WHAT YOU ARE ASKED TO DO:
Count the lines below that contain "chart". Give only the number.

PROVIDED RECORDS:
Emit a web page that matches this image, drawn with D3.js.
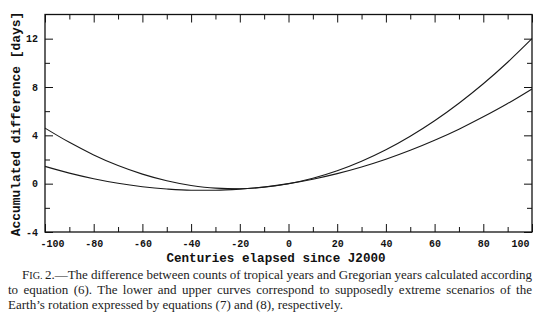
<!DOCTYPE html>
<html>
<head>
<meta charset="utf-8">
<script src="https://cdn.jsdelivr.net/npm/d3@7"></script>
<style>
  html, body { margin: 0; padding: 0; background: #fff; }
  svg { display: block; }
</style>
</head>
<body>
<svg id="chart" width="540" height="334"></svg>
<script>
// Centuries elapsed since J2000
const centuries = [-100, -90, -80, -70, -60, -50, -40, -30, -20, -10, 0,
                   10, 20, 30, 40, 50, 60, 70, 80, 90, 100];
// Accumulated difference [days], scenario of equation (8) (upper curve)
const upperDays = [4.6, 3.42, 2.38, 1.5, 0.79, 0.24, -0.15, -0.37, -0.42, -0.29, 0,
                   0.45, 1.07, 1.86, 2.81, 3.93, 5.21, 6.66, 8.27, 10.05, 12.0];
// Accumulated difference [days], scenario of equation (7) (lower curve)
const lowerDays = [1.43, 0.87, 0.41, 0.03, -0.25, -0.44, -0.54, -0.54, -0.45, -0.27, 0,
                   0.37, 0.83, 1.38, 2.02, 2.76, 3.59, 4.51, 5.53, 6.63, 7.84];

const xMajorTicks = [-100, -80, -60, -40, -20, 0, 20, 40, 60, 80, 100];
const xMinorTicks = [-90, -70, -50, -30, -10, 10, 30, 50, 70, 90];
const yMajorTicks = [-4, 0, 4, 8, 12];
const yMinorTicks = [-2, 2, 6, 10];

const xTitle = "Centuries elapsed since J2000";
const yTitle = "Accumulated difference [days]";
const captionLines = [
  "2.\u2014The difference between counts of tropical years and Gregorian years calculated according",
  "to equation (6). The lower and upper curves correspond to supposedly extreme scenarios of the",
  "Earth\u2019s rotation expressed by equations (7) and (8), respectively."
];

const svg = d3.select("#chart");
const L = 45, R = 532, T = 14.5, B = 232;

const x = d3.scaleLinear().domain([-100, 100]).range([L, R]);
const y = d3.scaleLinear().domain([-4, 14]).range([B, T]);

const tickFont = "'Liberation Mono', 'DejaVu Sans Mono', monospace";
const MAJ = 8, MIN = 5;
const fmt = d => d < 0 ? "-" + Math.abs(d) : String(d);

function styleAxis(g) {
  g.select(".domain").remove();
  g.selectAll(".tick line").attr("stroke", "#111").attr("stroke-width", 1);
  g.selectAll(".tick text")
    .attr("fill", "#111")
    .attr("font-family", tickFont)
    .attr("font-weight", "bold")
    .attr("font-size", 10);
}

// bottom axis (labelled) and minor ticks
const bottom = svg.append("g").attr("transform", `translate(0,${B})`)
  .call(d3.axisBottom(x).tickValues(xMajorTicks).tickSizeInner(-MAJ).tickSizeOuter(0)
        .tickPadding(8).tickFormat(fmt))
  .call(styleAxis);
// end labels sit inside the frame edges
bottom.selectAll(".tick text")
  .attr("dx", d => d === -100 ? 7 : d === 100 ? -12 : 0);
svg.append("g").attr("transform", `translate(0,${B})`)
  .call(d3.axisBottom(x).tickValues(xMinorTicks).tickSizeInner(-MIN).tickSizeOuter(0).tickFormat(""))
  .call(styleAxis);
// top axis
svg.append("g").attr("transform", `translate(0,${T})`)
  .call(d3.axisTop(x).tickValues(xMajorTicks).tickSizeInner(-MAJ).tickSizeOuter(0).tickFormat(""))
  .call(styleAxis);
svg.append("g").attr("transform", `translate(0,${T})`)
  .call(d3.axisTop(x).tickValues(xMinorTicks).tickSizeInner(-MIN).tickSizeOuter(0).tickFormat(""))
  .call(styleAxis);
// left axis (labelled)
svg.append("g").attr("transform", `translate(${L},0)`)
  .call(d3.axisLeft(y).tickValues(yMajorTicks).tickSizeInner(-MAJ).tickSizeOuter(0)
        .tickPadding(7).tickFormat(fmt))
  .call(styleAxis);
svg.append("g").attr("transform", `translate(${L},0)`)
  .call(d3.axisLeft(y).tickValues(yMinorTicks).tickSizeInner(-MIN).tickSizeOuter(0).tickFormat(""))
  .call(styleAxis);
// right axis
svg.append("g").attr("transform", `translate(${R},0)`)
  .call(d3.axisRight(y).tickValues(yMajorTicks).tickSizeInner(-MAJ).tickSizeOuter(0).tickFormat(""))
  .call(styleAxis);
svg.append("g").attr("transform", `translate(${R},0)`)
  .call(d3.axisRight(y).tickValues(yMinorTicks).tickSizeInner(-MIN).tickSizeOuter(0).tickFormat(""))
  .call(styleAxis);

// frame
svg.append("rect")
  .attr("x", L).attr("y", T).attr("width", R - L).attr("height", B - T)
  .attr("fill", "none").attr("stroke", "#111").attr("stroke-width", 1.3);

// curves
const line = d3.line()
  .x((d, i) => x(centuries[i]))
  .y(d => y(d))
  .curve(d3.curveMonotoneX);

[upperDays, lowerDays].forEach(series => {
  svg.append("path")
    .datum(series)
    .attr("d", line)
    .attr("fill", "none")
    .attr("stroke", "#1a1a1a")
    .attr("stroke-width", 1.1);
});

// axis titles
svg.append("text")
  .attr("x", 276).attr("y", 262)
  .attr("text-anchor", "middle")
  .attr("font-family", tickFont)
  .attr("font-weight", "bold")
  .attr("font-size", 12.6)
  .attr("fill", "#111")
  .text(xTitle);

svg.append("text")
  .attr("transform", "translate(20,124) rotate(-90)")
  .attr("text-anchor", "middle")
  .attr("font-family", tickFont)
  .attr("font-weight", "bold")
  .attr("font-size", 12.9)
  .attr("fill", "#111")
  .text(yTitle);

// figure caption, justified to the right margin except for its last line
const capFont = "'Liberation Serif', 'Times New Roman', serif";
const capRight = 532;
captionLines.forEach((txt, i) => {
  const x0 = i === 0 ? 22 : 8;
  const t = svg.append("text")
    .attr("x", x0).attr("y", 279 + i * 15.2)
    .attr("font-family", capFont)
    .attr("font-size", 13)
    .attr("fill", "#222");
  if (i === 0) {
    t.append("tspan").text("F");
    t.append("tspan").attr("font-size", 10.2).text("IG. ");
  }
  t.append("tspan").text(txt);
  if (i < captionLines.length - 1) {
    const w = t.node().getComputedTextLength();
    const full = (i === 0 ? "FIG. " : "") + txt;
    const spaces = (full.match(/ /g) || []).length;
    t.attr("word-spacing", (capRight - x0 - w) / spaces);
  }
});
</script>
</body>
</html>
==
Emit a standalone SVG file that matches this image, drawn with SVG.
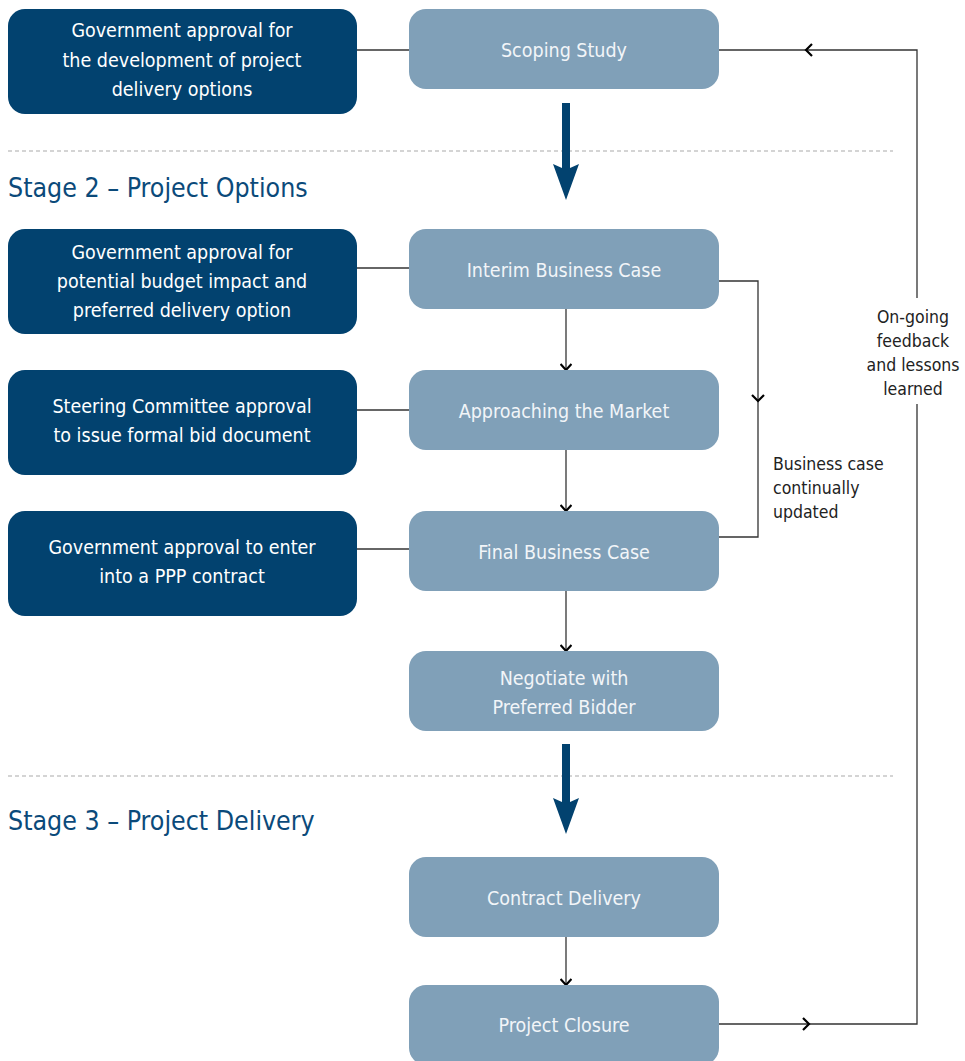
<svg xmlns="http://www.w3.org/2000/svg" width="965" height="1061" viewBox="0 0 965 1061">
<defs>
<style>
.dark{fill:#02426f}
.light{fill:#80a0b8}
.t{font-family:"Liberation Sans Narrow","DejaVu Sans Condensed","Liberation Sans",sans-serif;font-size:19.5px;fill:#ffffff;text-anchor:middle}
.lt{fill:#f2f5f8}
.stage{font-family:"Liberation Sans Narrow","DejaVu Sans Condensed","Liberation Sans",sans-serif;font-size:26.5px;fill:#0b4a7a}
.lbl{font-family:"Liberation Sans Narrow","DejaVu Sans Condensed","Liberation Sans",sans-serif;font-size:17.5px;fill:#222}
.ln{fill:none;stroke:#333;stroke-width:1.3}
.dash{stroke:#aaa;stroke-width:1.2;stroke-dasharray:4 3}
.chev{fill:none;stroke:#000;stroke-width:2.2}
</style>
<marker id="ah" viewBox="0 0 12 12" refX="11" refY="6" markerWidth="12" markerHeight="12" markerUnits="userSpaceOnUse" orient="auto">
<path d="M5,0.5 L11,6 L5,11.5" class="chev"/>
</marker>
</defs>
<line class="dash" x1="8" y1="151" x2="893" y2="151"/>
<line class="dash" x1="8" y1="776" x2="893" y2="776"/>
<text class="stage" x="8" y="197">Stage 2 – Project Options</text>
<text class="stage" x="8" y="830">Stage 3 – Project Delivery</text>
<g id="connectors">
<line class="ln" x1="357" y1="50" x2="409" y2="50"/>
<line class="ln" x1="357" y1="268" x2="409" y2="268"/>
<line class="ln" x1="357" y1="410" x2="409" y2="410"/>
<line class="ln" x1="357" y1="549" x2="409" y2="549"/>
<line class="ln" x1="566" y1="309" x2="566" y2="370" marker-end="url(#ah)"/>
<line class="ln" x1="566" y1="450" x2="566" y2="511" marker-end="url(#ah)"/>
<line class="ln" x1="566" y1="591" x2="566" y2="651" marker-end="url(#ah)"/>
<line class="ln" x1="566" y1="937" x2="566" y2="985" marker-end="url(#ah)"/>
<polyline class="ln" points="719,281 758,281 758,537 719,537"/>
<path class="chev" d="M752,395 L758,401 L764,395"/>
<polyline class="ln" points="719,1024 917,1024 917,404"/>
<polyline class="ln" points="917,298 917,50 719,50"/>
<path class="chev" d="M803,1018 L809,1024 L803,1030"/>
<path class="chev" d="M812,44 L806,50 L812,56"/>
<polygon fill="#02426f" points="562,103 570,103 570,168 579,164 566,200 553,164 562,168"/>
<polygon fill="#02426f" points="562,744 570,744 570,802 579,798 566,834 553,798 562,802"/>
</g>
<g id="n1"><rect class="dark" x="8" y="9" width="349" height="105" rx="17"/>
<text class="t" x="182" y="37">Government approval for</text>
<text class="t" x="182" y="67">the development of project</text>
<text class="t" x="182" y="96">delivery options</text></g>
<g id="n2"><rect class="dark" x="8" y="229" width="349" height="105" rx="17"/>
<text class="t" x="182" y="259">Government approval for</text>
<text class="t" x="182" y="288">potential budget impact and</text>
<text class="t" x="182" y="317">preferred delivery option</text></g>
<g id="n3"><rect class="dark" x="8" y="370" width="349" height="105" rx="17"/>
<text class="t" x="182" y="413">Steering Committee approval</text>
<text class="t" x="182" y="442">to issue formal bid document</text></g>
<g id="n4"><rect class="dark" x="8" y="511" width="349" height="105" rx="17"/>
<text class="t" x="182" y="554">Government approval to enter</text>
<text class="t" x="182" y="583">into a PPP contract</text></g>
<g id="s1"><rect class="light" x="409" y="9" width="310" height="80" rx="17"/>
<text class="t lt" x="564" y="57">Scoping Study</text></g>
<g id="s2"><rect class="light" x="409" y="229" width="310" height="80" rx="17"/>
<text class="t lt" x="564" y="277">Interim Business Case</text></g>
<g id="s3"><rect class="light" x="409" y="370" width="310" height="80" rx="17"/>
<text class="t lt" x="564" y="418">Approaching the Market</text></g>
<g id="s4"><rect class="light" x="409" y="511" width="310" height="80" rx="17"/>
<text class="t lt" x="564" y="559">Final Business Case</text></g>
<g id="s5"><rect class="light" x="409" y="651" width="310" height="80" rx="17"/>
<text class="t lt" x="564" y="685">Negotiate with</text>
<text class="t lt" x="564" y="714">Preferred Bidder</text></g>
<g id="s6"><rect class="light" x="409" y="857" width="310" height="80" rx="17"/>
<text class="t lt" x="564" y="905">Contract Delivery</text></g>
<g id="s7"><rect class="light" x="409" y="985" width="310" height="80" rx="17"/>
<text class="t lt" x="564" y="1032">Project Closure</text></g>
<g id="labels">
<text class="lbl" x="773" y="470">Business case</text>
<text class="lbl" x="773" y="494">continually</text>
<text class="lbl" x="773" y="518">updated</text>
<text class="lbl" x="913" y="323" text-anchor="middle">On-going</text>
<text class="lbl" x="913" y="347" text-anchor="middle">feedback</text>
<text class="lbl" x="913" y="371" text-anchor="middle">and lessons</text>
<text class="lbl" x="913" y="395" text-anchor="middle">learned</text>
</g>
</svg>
* * *
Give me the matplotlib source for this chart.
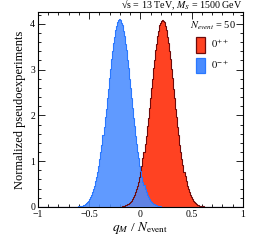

REPLY TO THE EXERCISE:
3